Though he had a ‘do not resuscitate’ order on file, the doctors were able to restart his heart and revive him.

Schreiber fully recovered and was returned to prison.

That’s when Schreiber and his attorneys got creative.

They argued that Schreiber’s momentary death fulfilled his life sentence … so, he should be released.

Their argument was a variant of an “age-old belief in the United States that you can only hang a condemned man once. If he survives, it must be the “will of God” and he should go free.”

Was God expressing her will in Schreiber’s case?

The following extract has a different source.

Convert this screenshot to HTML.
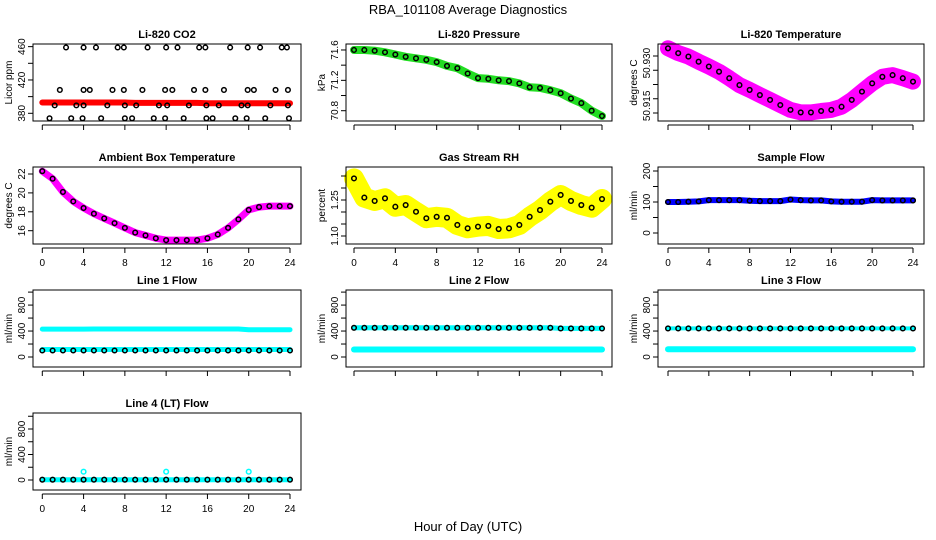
<!DOCTYPE html>
<html><head><meta charset="utf-8"><style>
body{margin:0;background:#fff;}
svg{display:block;font-family:"Liberation Sans",Arial,sans-serif;}
</style></head><body>
<svg id="c" width="936" height="540" viewBox="0 0 936 540">
<text x="468" y="14" text-anchor="middle" font-size="13">RBA_101108  Average Diagnostics</text>
<text x="468" y="531" text-anchor="middle" font-size="13">Hour of Day (UTC)</text>
</svg>
<script>
const hours = [0,1,2,3,4,5,6,7,8,9,10,11,12,13,14,15,16,17,18,19,20,21,22,23,24];
const xTickLabels = ['0','4','8','12','16','20','24'];
const co2Red = [393,393,393,393,393,393,393,393,393,392.5,392.5,392.5,392.5,392.5,392.5,392.5,392,392,392,392,392,392,392,392,392];
const co2BlackX = [2.3,4.0,5.2,7.3,7.9,10.2,12.0,13.1,15.2,15.8,18.2,19.9,21.1,23.2,23.7,
  1.7,4.0,4.6,6.8,7.9,9.7,11.9,12.6,14.7,15.8,17.6,19.9,20.5,22.6,23.8,
  1.2,3.3,4.0,6.3,8.0,9.1,11.3,12.1,14.2,15.9,17.1,19.3,19.9,22.1,23.8,
  0.7,2.8,3.9,5.7,8.0,8.7,10.8,11.9,13.7,15.9,16.5,18.7,19.8,21.6,23.9];
const co2BlackY = [459,459,459,459,459,459,459,459,459,459,459,459,459,459,459,
  408,408,408,408,408,408,408,408,408,408,408,408,408,408,408,
  389.5,389.5,389.5,389.5,389.5,389.5,389.5,389.5,389.5,389.5,389.5,389.5,389.5,389.5,389.5,
  374,374,374,374,374,374,374,374,374,374,374,374,374,374,374];
const pressure = [71.60,71.60,71.59,71.57,71.54,71.51,71.49,71.47,71.44,71.39,71.36,71.29,71.23,71.22,71.20,71.19,71.16,71.11,71.10,71.07,71.03,70.96,70.90,70.80,70.73];
const licorTemp = [50.9327,50.9310,50.9298,50.9280,50.9263,50.9245,50.9222,50.9198,50.9181,50.9163,50.9146,50.9128,50.9111,50.9102,50.9102,50.9107,50.9111,50.9122,50.9146,50.9175,50.9204,50.9227,50.9233,50.9222,50.9210];
const ambientTemp = [22.3,21.5,20.1,19.1,18.4,17.8,17.3,16.8,16.3,15.8,15.5,15.2,15.0,15.0,15.0,15.0,15.2,15.6,16.3,17.2,18.2,18.5,18.6,18.6,18.6];
const gasRH = [1.340,1.260,1.246,1.257,1.222,1.229,1.201,1.174,1.180,1.176,1.146,1.132,1.139,1.142,1.129,1.132,1.146,1.180,1.208,1.243,1.271,1.246,1.229,1.218,1.254];
const sampleFlow = [100,100,101,102,106,106,106,106,104,103,103,103,108,106,105,105,102,101,101,101,106,105,105,105,105];
const line1Hi = [430,430,430,430,430,432,432,432,432,432,432,432,432,432,432,432,432,432,432,432,420,420,420,420,420];
const line1Lo = [115,115,115,115,115,115,115,115,115,115,115,115,115,115,115,115,115,115,115,115,115,115,115,115,115];
const line1Black = [100,100,100,100,100,100,100,100,100,100,100,100,100,100,100,100,100,100,100,100,100,100,100,100,100];
const line2Lo = [115,115,115,115,115,115,115,115,115,115,115,115,115,115,115,115,115,115,115,115,115,115,115,115,115];
const line2Black = [450,450,450,450,450,450,450,450,450,450,450,450,450,450,450,450,450,450,450,450,440,440,440,440,440];
const line3Lo = [120,120,120,120,120,120,120,120,120,120,120,120,120,120,120,120,120,120,120,120,120,120,120,120,120];
const line3Black = [440,440,440,440,440,440,440,440,440,440,440,440,440,440,440,440,440,440,440,440,440,440,440,440,440];
const line4Black = [5,5,5,5,5,5,5,5,5,5,5,5,5,5,5,5,5,5,5,5,5,5,5,5,5];
const line4SpikeX = [4,12,20];
const line4SpikeY = [130,130,130];

const NS='http://www.w3.org/2000/svg';
const svg=document.getElementById('c');
const cols=[{l:33,r:301,x0:42.3,x24:290},{l:346,r:612,x0:354,x24:602},{l:658,r:924,x0:668,x24:913}];
const rows=[{t:44,b:121},{t:167,b:244},{t:290,b:367},{t:413,b:490}];
function mk(tag,attrs,parent){const e=document.createElementNS(NS,tag);for(const k in attrs)e.setAttribute(k,attrs[k]);(parent||svg).appendChild(e);return e;}

const panels=[
 {c:0,r:0,title:'Li-820 CO2',ylab:'Licor ppm',v0:380,p0:113.3,k:0.8333,ticks:[380,400,420,440,460],labels:[380,420,460],
  series:[{t:'band',ys:co2Red,col:'#ff0000',w:6},{t:'pts',xs:co2BlackX,ys:co2BlackY,col:'#000'}]},
 {c:1,r:0,title:'Li-820 Pressure',ylab:'kPa',v0:70.8,p0:110.7,k:75.9,ticks:[70.8,71.0,71.2,71.4,71.6],labels:['70.8','71.2','71.6'],
  series:[{t:'band',ys:pressure,col:'#22dd22',w:8},{t:'pts',ys:pressure,col:'#000'}]},
 {c:2,r:0,title:'Li-820 Temperature',ylab:'degrees C',v0:50.910,p0:113,k:2850,ticks:[50.910,50.915,50.920,50.925,50.930],labels:[],lbl:[['50.915',50.9125],['50.930',50.9275]],
  series:[{t:'band',ys:licorTemp,col:'#ff00ff',w:16},{t:'pts',ys:licorTemp,col:'#000'}]},
 {c:0,r:1,title:'Ambient Box Temperature',ylab:'degrees C',v0:16,p0:230.7,k:9.45,ticks:[16,18,20,22],labels:[16,18,20,22],xl:true,
  series:[{t:'band',ys:ambientTemp,col:'#ff00ff',w:7},{t:'pts',ys:ambientTemp,col:'#000'}]},
 {c:1,r:1,title:'Gas Stream RH',ylab:'percent',v0:1.10,p0:236,k:240,ticks:[1.10,1.15,1.20,1.25,1.30,1.35],labels:['1.10','1.25'],xl:true,
  series:[{t:'band',ys:gasRH,col:'#ffff00',w:20},{t:'pts',ys:gasRH,col:'#000'}]},
 {c:2,r:1,title:'Sample Flow',ylab:'ml/min',v0:0,p0:233,k:0.31,ticks:[0,50,100,150,200],labels:[0,100,200],xl:true,
  series:[{t:'band',ys:sampleFlow,col:'#0000ff',w:6},{t:'pts',ys:sampleFlow,col:'#000'}]},
 {c:0,r:2,title:'Line 1 Flow',ylab:'ml/min',v0:0,p0:357,k:0.0649,ticks:[0,200,400,600,800,1000],labels:[0,400,800],
  series:[{t:'band',ys:line1Hi,col:'#00ffff',w:5},{t:'band',ys:line1Lo,col:'#00ffff',w:5},{t:'pts',ys:line1Black,col:'#000'}]},
 {c:1,r:2,title:'Line 2 Flow',ylab:'ml/min',v0:0,p0:357,k:0.0649,ticks:[0,200,400,600,800,1000],labels:[0,400,800],
  series:[{t:'band',ys:line2Lo,col:'#00ffff',w:6},{t:'band',ys:line2Black,col:'#00ffff',w:5},{t:'pts',ys:line2Black,col:'#000'}]},
 {c:2,r:2,title:'Line 3 Flow',ylab:'ml/min',v0:0,p0:357,k:0.0649,ticks:[0,200,400,600,800,1000],labels:[0,400,800],
  series:[{t:'band',ys:line3Lo,col:'#00ffff',w:6},{t:'band',ys:line3Black,col:'#00ffff',w:4},{t:'pts',ys:line3Black,col:'#000'}]},
 {c:0,r:3,title:'Line 4 (LT) Flow',ylab:'ml/min',v0:0,p0:480,k:0.06375,ticks:[0,200,400,600,800,1000],labels:[0,400,800],xl:true,
  series:[{t:'band',ys:line4Black,col:'#00ffff',w:5},{t:'pts',ys:line4Black,col:'#000'},{t:'pts',xs:line4SpikeX,ys:line4SpikeY,col:'#00ffff'}]}
];

panels.forEach((p,i)=>{
  const C=cols[p.c],R=rows[p.r];
  const g=mk('g',{});
  
  
  const xs=h=>C.x0+(C.x24-C.x0)*h/24;
  const ys=v=>p.p0-(v-p.v0)*p.k;
  const t=mk('text',{x:(C.l+C.r)/2,y:R.t-6,'text-anchor':'middle','font-size':11,'font-weight':'bold'},g);
  t.textContent=p.title;
  
  
  const cy=(R.t+R.b)/2;
  const yl=mk('text',{x:0,y:0,transform:`translate(${C.l-21},${cy}) rotate(-90)`,'text-anchor':'middle','font-size':10},g);
  yl.textContent=p.ylab;
  
  
  const clip=mk('g',{},g);
  p.series.forEach(s=>{
    const xx=s.xs||hours;
    if(s.t==='band'){
      const d=s.ys.map((v,j)=>(j?'L':'M')+xs(xx[j]).toFixed(1)+' '+ys(v).toFixed(1)).join(' ');
      const pa=mk('path',{d:d,fill:'none',stroke:s.col,'stroke-width':s.w,'stroke-linejoin':'round','stroke-linecap':'round'},clip);
      
      
    } else {
      s.ys.forEach((v,j)=>{
        const ci=mk('circle',{cx:xs(xx[j]),cy:ys(v),r:2.3,fill:'none',stroke:s.col,'stroke-width':1.5},clip);
        
        
      });
    }
  });
  const b=mk('rect',{x:C.l,y:R.t,width:C.r-C.l,height:R.b-R.t,fill:'none',stroke:'#000','stroke-width':1},g);
  
  
  p.ticks.forEach(v=>{mk('line',{x1:C.l-5,x2:C.l,y1:ys(v),y2:ys(v),stroke:'#000'},g);});
  const lbls=p.lbl||p.labels.map(v=>[String(v),Number(v)]);
  lbls.forEach(([s,v])=>{
    const tt=mk('text',{x:0,y:0,transform:`translate(${C.l-8},${ys(v)}) rotate(-90)`,'text-anchor':'middle','font-size':10},g);
    tt.textContent=s;
    
    
  });
  xTickLabels.forEach(s=>{
    const x=xs(Number(s));
    mk('line',{x1:x,x2:x,y1:R.b+4,y2:R.b+9,stroke:'#000'},g);
    if(p.xl){
      const tt=mk('text',{x:x,y:R.b+22,'text-anchor':'middle','font-size':10},g);
      tt.textContent=s;
      
      
    }
  });
  mk('line',{x1:xs(0),x2:xs(24),y1:R.b+4,y2:R.b+4,stroke:'#000'},g);
});
</script>
</body></html>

If not freed, wasn’t Schreiber being confronted with an odd form of double jeopardy … being forced to serve, in effect, 2 life sentences for the same crime?

And, what about the ‘do not resuscitate’ order?

Was it cruel and unusual punishment for the prison doctors to resuscitate him and subject him to more years in prison?

So far, the courts have been unsympathetic to Schreiber’s appeals.

The courts reasoning…

If you can sign court documents, you’re alive … and if you’re alive, you haven’t finished your sentence.

It’s as simple as that.

Nonetheless, you have to commend Schreiber’s legal creativity …  it was certainly worth a try.

If he had prevailed, I wonder what the implications would have been for traditional wedding vows.

I bet a bunch of couples would have thought that they now had an “out” to that vow.